The applause was thunderous.

Campus ministry is not about wooing college students with pizza (though that helps), nor is about fun retreats with campfires and s’mores (that also helps), nor is about “being where our friends are” (though these friendships often last a lifetime). Campus ministry is about helping young adults encounter the living Christ, and then being present as their faith deepens into a world-shaking force.

It’s a profound thing to witness.

How, then, can congregations and campus ministries better connect?

Here are a few ideas that have worked in our context:

Invite your campus ministry to worship. Once a year, in late January, we have “Campus Ministry Sunday” in our synod. Last year, with our sister LCM in Houston, our campus ministries sent about 35 students out to preach in 20 area congregations. Listening to a student tell their story of faith through the lens of the Gospel text is powerful – for the congregation, for the student who is preaching, and especially for high school students. If you can’t do a Campus Ministry Sunday, invite your Campus Pastor and a few students to lead worship one Sunday – we would love to.

Connect high school seniors to their campus ministry. This one is critically important. Send a note, with the incoming student copied to their campus pastor introducing one another.
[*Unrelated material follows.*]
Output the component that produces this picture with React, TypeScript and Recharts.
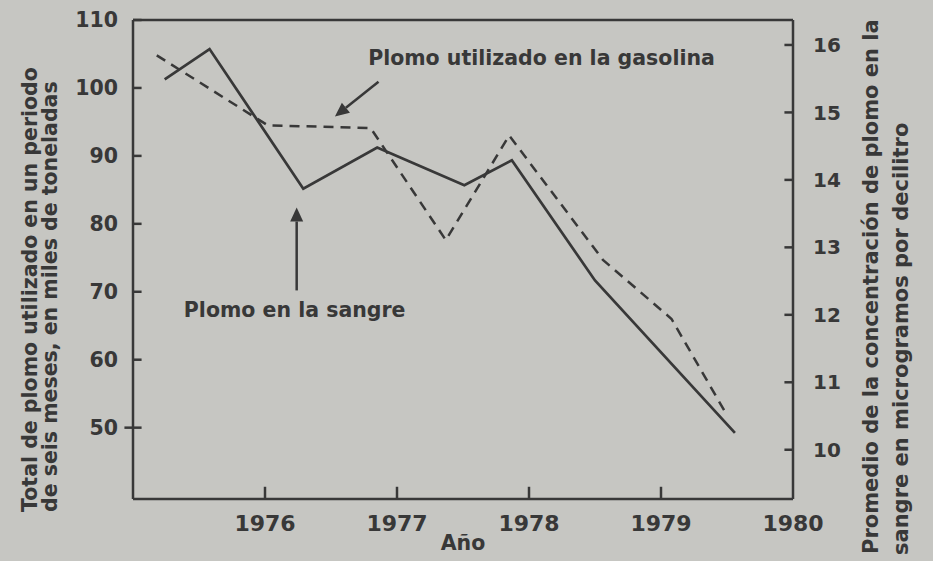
import { LineChart, Line, XAxis, YAxis, ReferenceLine } from "recharts";

// solid line: blood lead (right axis), dashed: lead in gasoline (left axis)
const bloodYears = [1975.24, 1975.58, 1976.29, 1976.85, 1977.51, 1977.87, 1978.5, 1979.56];
const bloodLevels = [15.49, 15.94, 13.87, 14.48, 13.92, 14.29, 12.51, 10.25];
const gasYears = [1975.18, 1976.02, 1976.8, 1977.37, 1977.85, 1978.56, 1979.08, 1979.48];
const gasTons = [104.8, 94.5, 94.1, 77.6, 93.0, 74.7, 66.0, 52.5];

const yearTicks = [1976, 1977, 1978, 1979, 1980];
const tonTicks = [50, 60, 70, 80, 90, 100, 110];
const levelTicks = [10, 11, 12, 13, 14, 15, 16];

const X_MIN = 1975;
const X_MAX = 1980;
const TON_MIN = 39.5;
const TON_MAX = 110;

// annotation arrows: [tail, tip] in (year, tons)
const gasArrow = [
  { x: 1976.86, y: 100.9 },
  { x: 1976.53, y: 95.8 },
];
const bloodArrow = [
  { x: 1976.24, y: 70.2 },
  { x: 1976.24, y: 82.4 },
];

const bloodData = bloodYears.map((year, i) => ({ year, level: bloodLevels[i] }));
const gasData = gasYears.map((year, i) => ({ year, tons: gasTons[i] }));

const INK = "#383838";
const PAPER = "#c6c6c2";
const FONT = "'DejaVu Sans', sans-serif";

// inward tick marks, as short segments in data units
const yTickLen = 0.065; // years
const xTickLen = 1.8; // tons

const makeArrow = (text: string, dx: number, dy: number) => (props: any) => {
  const { x1, y1, x2, y2 } = props;
  const ang = Math.atan2(y2 - y1, x2 - x1);
  const len = 14;
  const half = 6.5;
  const bx = x2 - len * Math.cos(ang);
  const by = y2 - len * Math.sin(ang);
  const px = -Math.sin(ang) * half;
  const py = Math.cos(ang) * half;
  return (
    <g>
      <line x1={x1} y1={y1} x2={bx} y2={by} stroke={INK} strokeWidth={2.5} />
      <polygon
        points={`${x2},${y2} ${bx + px},${by + py} ${bx - px},${by - py}`}
        fill={INK}
      />
      <text
        x={x1 + dx}
        y={y1 + dy}
        textAnchor="middle"
        fill={INK}
        fontFamily={FONT}
        fontWeight="bold"
        fontSize={20.5}
      >
        {text}
      </text>
    </g>
  );
};

const leftTitle = () => (
  <g fill={INK} fontFamily={FONT} fontWeight="bold" fontSize={20.5}>
    <text x={37} y={512} transform="rotate(-90 37 512)" textAnchor="start">
      Total de plomo utilizado en un periodo
    </text>
    <text x={57} y={512} transform="rotate(-90 57 512)" textAnchor="start">
      de seis meses, en miles de toneladas
    </text>
  </g>
);

const rightTitle = () => (
  <g fill={INK} fontFamily={FONT} fontWeight="bold" fontSize={21}>
    <text x={878} y={554} transform="rotate(-90 878 554)" textAnchor="start">
      Promedio de la concentración de plomo en la
    </text>
    <text x={908} y={555} transform="rotate(-90 908 555)" textAnchor="start">
      sangre en microgramos por decilitro
    </text>
  </g>
);

const xTitle = (props: any) => {
  const { viewBox } = props;
  return (
    <text
      x={viewBox.x + viewBox.width / 2}
      y={550}
      textAnchor="middle"
      fill={INK}
      fontFamily={FONT}
      fontWeight="bold"
      fontSize={20.5}
    >
      Año
    </text>
  );
};

export default function App() {
  return (
    <div
      style={{
        position: "absolute",
        left: 0,
        top: 0,
        width: 933,
        height: 561,
        background: PAPER,
      }}
    >
      <LineChart
        width={933}
        height={561}
        margin={{ top: 20, right: 0, left: 0, bottom: 0 }}
      >
        <XAxis
          dataKey="year"
          type="number"
          domain={[X_MIN, X_MAX]}
          ticks={yearTicks}
          allowDataOverflow
          height={62}
          stroke={INK}
          strokeWidth={2.5}
          tickLine={false}
          tickMargin={10}
          tick={{ fill: INK, fontFamily: FONT, fontWeight: "bold", fontSize: 22 }}
          label={{ content: xTitle }}
        />
        <YAxis
          yAxisId="left"
          orientation="left"
          type="number"
          domain={[TON_MIN, TON_MAX]}
          ticks={tonTicks}
          allowDataOverflow
          width={133}
          stroke={INK}
          strokeWidth={2.5}
          tickLine={false}
          tickMargin={9}
          tick={{ fill: INK, fontFamily: FONT, fontWeight: "bold", fontSize: 20.5 }}
          label={{ content: leftTitle }}
        />
        <YAxis
          yAxisId="right"
          orientation="right"
          type="number"
          domain={[9.27, 16.37]}
          ticks={levelTicks}
          allowDataOverflow
          width={140}
          stroke={INK}
          strokeWidth={2.5}
          tickLine={false}
          tickMargin={14}
          tick={{ fill: INK, fontFamily: FONT, fontWeight: "bold", fontSize: 20 }}
          label={{ content: rightTitle }}
        />
        <ReferenceLine yAxisId="left" y={TON_MAX} stroke={INK} strokeWidth={2.5} />
        {tonTicks.map((v) => (
          <ReferenceLine
            key={`l${v}`}
            yAxisId="left"
            ifOverflow="visible"
            segment={[
              { x: v === 50 ? X_MIN - yTickLen : X_MIN, y: v },
              { x: X_MIN + yTickLen, y: v },
            ]}
            stroke={INK}
            strokeWidth={2.5}
          />
        ))}
        {levelTicks.map((v) => (
          <ReferenceLine
            key={`r${v}`}
            yAxisId="right"
            ifOverflow="visible"
            segment={[
              { x: X_MAX - yTickLen, y: v },
              { x: X_MAX, y: v },
            ]}
            stroke={INK}
            strokeWidth={2.5}
          />
        ))}
        {yearTicks
          .filter((t) => t < X_MAX)
          .map((t) => (
            <ReferenceLine
              key={`x${t}`}
              yAxisId="left"
              ifOverflow="visible"
              segment={[
                { x: t, y: TON_MIN },
                { x: t, y: TON_MIN + xTickLen },
              ]}
              stroke={INK}
              strokeWidth={2.5}
            />
          ))}
        <Line
          yAxisId="left"
          data={gasData}
          dataKey="tons"
          type="linear"
          stroke={INK}
          strokeWidth={2.5}
          strokeDasharray="10 7"
          dot={false}
          activeDot={false}
          isAnimationActive={false}
        />
        <Line
          yAxisId="right"
          data={bloodData}
          dataKey="level"
          type="linear"
          stroke={INK}
          strokeWidth={2.7}
          dot={false}
          activeDot={false}
          isAnimationActive={false}
        />
        <ReferenceLine
          yAxisId="left"
          segment={gasArrow}
          shape={makeArrow("Plomo utilizado en la gasolina", 163, -17)}
        />
        <ReferenceLine
          yAxisId="left"
          segment={bloodArrow}
          shape={makeArrow("Plomo en la sangre", -2, 27)}
        />
      </LineChart>
    </div>
  );
}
The number of students that have stumbled into our ministry as juniors because they had no idea that Lutheran Campus Ministry even existed is heartbreaking. Encourage high school seniors to seek out LCM and give it a try. If you don’t know how to connect high school seniors, use this website: https://elcacampusministry.org/student-referrals/

Take an annual offering or add your nearest campus ministry to the congregational budget. Most Campus Pastors spend a whole, whole lot of time fundraising (in the Brazos Valley, for example, we fundraise a whopping 80% of our budget). This is time away from coffee with students, Bible study, and good conversation, the very things for which students hunger most. We need your help.

Finally, make space. After students graduate, they search for a passionate community that takes Jesus seriously. If recent graduates come your way, help them connect in a meaningful way – leading a Bible study, teaching the congregation about justice work, serving as a mentor for a confirmation student, and organizing interfaith events.

Then prepare to have your faith shaken in powerful ways. For they have certainly shaken mine.

 

Pastor Mindy Roll is the Lutheran Campus Pastor at Treehouse, the Lutheran Campus Ministry at Texas A&M and Blinn College. This article was originally submitted to Connect, the Youth Ministry Journal of the ELCA, and will run in its Fall 2016 edition.